>> Start Task material

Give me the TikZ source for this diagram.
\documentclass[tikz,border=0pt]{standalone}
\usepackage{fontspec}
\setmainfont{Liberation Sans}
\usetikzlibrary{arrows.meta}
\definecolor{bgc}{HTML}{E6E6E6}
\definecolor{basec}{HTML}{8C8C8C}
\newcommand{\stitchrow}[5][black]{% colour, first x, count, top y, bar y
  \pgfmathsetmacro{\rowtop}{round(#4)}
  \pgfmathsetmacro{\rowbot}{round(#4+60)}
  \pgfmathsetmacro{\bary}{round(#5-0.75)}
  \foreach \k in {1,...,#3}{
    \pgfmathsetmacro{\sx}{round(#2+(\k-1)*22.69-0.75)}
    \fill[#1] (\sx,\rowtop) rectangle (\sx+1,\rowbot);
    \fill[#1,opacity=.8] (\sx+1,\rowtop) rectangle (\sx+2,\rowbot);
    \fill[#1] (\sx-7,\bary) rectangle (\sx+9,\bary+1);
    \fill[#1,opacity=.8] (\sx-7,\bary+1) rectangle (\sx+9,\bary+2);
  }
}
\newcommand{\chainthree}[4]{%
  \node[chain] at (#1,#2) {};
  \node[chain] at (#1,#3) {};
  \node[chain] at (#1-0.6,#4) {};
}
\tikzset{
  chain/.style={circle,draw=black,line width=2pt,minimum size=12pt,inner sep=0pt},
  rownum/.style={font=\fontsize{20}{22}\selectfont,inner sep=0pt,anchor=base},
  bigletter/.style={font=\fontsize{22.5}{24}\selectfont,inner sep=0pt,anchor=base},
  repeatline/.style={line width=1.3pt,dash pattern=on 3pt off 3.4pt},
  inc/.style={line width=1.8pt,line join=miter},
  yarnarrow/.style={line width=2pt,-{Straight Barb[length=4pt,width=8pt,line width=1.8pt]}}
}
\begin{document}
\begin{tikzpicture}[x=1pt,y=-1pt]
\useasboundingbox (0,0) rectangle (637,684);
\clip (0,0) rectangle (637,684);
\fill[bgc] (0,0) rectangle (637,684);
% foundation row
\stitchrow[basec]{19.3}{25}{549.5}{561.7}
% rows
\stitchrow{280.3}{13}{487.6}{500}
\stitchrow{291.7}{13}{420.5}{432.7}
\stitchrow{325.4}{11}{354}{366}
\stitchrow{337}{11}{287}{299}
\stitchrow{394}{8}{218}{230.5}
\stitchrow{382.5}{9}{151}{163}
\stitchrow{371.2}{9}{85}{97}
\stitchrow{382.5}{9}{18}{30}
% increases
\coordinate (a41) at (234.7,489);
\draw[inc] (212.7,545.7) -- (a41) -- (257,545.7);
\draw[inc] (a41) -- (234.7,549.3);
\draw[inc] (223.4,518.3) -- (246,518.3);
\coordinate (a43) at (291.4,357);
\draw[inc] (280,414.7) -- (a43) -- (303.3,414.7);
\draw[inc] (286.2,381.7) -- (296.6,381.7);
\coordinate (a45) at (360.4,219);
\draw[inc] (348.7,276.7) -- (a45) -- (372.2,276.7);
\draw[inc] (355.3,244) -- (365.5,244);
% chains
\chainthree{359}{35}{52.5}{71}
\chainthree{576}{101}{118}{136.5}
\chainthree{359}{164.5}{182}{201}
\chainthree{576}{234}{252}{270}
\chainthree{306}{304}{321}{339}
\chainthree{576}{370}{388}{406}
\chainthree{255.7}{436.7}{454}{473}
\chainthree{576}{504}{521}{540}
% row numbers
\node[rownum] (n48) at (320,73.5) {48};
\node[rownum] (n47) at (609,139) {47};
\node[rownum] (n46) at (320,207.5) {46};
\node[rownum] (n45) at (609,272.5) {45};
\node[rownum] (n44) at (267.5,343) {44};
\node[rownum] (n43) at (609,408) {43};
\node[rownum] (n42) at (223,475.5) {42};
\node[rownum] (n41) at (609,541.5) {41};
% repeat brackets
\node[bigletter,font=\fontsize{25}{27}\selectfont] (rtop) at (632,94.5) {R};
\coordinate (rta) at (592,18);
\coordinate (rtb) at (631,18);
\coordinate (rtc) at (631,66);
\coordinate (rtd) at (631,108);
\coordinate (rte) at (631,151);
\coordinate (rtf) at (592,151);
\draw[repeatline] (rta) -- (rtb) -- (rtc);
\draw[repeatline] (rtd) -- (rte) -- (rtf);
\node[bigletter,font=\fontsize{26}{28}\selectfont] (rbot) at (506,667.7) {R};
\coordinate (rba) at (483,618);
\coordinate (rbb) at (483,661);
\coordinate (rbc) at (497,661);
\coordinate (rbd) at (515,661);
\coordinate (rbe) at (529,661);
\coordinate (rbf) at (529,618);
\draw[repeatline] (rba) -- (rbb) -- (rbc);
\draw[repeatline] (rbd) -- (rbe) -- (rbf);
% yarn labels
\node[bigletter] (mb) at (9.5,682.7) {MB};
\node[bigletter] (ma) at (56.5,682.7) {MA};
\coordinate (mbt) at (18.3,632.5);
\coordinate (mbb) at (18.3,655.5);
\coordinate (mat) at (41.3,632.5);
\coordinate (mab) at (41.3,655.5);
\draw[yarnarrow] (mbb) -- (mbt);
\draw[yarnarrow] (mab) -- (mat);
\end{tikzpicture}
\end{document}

>> End Task material
>> Start Task material

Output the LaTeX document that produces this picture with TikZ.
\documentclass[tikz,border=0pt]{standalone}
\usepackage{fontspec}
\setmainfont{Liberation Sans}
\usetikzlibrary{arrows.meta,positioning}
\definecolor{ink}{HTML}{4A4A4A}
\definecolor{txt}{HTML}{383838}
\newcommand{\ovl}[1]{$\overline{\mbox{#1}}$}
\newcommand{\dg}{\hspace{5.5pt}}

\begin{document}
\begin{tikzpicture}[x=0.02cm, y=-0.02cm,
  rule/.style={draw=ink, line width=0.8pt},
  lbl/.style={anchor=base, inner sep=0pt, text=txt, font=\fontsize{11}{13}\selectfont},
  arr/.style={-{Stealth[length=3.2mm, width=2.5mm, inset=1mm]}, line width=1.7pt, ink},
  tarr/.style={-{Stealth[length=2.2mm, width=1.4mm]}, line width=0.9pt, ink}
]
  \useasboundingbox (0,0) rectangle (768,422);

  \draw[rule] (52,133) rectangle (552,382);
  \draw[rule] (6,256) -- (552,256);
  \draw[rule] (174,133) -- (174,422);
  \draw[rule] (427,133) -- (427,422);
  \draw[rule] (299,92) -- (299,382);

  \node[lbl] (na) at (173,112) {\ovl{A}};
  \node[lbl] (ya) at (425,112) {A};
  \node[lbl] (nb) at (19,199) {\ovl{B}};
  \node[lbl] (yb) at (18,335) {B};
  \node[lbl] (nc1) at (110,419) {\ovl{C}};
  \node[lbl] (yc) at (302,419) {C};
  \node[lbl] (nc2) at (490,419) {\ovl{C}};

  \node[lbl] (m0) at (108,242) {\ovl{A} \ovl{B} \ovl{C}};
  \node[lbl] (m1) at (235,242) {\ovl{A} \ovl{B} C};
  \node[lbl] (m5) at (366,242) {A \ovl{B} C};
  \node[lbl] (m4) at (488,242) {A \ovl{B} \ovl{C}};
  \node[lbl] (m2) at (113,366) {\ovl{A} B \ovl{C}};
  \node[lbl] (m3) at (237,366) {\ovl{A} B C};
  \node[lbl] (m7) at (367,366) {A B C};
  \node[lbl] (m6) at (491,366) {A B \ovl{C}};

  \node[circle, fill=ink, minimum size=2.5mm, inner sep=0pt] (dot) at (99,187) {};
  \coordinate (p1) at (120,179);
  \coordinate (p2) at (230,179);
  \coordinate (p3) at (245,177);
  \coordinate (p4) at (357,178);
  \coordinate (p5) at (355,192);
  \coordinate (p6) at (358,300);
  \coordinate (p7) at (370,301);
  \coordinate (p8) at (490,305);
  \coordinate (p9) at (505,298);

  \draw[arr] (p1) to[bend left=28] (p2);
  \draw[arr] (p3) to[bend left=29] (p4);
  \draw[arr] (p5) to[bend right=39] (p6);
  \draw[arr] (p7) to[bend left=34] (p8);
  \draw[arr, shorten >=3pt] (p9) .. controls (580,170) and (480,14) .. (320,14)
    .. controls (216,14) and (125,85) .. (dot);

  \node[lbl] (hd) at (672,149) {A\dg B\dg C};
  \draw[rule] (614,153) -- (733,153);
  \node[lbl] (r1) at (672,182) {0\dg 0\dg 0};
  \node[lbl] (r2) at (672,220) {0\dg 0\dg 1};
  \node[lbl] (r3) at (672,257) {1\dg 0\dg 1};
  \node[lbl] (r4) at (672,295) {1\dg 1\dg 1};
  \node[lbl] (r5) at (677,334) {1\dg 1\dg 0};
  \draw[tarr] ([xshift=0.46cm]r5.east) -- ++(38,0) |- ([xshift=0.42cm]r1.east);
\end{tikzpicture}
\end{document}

>> End Task material

• **The problem**: Locate all lines in the listing above with the word "this". Copy them.

• **Written reply**:
Give me the TikZ source for this diagram.
Output the LaTeX document that produces this picture with TikZ.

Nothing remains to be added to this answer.